"That no proclamation be issued naming a ruler, so long as the form itself of the government can not yet be decided; that the Provisional Government remain in power until the wish of the majority of Frenchmen be known, any other measure being ill-timed and culpable."
This address, emanating from the members of a commission appointed by a large number of citizens of different wards in Paris, was signed by Messieurs Chevalier[264], as chairman, Trélat[265], Teste[266], Lepelletier, Guinard[267], Hingray[268], Cauchois-Lemaire[269], etc.
In this popular assembly, they proposed to offer the Presidency of the Republic by acclamation to M. de La Fayette; they relied upon the principles which the Chamber of Representatives of 1815 had proclaimed, when separating. Various printers refused to publish these proclamations, saying that they had been forbidden to do so by M. le Duc de Broglie. The Republic was casting the throne of Charles X. to the ground, and it feared the prohibitions of M. de Broglie, who had no character of any kind.
The Orleanist party.
I have told you how, during the night between the 29th and 30th of July, M. Laffitte, with M. Thiers and M. Mignet, had made every preparation to draw the eyes of the public on M. le Duc d'Orléans. On the 30th appeared proclamations and addresses, the fruit of this cabal, with "Let us avoid the Republic" for their burden. Next came the feats of arms of Jemmapes[270] and Valmy[271], and the people was assured that M. le Duc d'Orléans was not a Capet, but a Valois[272].
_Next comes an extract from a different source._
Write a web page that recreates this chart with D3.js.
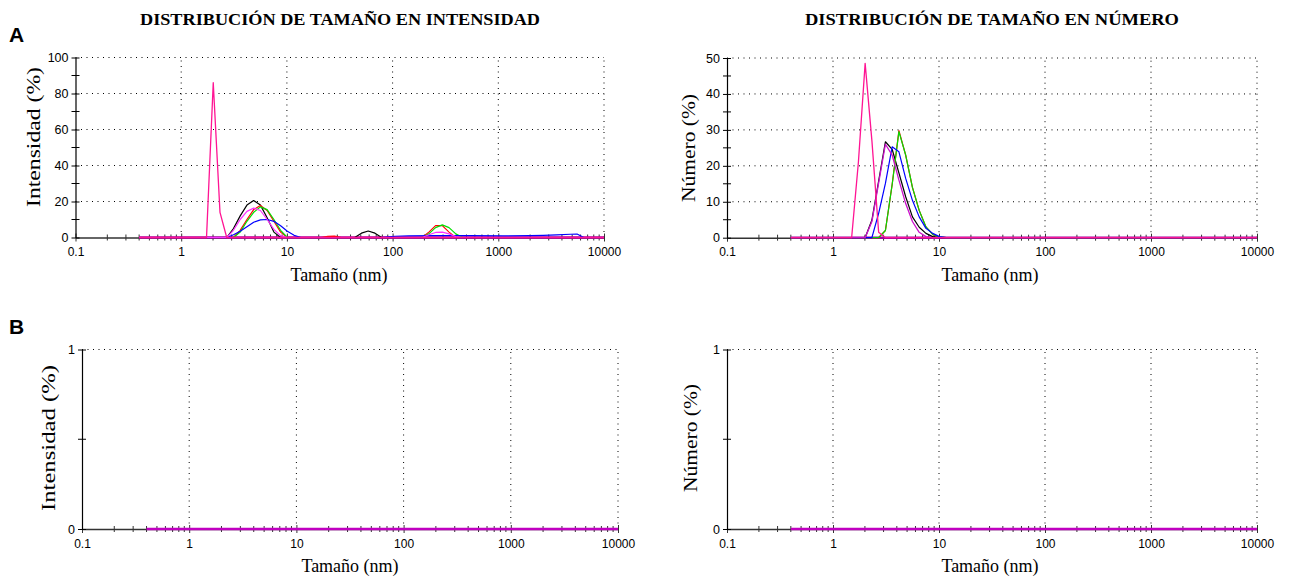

And meanwhile M. Thiers, sent by M. Laffitte, was ambling towards Neuilly with M. Scheffer[273]: H.R.H. was not there. Great wordy contests between Mademoiselle d'Orléans[274] and M. Thiers: it was agreed that they should write to M. le Duc d'Orléans to persuade him to rally to the Revolution. M. Thiers himself wrote a note to the Prince, and Madame Adélaïde promised to precede her family to Paris. Orleanism had made progress and, on the evening, of that same day, the question had been raised among the Deputies of conferring the powers of Lieutenant-general on M. le Duc d'Orléans.
M. de Sussy, with the Saint-Cloud Ordinances, had met with an even more indifferent reception at the Hôtel de Ville than in the Chamber of Deputies. Armed with a "receipt" from M. de La Fayette, he returned to M. de Mortemart, who exclaimed:
"You have done more than save my life; you have saved my honour."
The Municipal Commission issued a proclamation in which it declared that "the crimes of his [Charles X.'s] power were ended," and that "the people would have a government which should owe its origin to them [the people]:" an ambiguous phrase which you were free to interpret as you pleased. Messieurs Laffitte and Périer did not sign this document M. de La Fayette, alarmed, a little late in the day, at the idea of the Orleanist Royalty, sent M. Odilon Barrot to the Chamber of Deputies to announce that the people, the authors of the Revolution of July, did not mean to end it by a simple change of persons, and that the blood that had been shed was well worth a few liberties. There was talk of a proclamation of the Deputies to invite H.R.H. the Duc d'Orléans to come to the Capital: after some communications with the Hôtel de Ville, this plan of a proclamation was demolished. Nevertheless it led to the formation of a sort of deputation of twelve members who were to go to the Lord of Neuilly[275] to offer him that Lieutenant-generalship for which they had not been able to make way in a proclamation.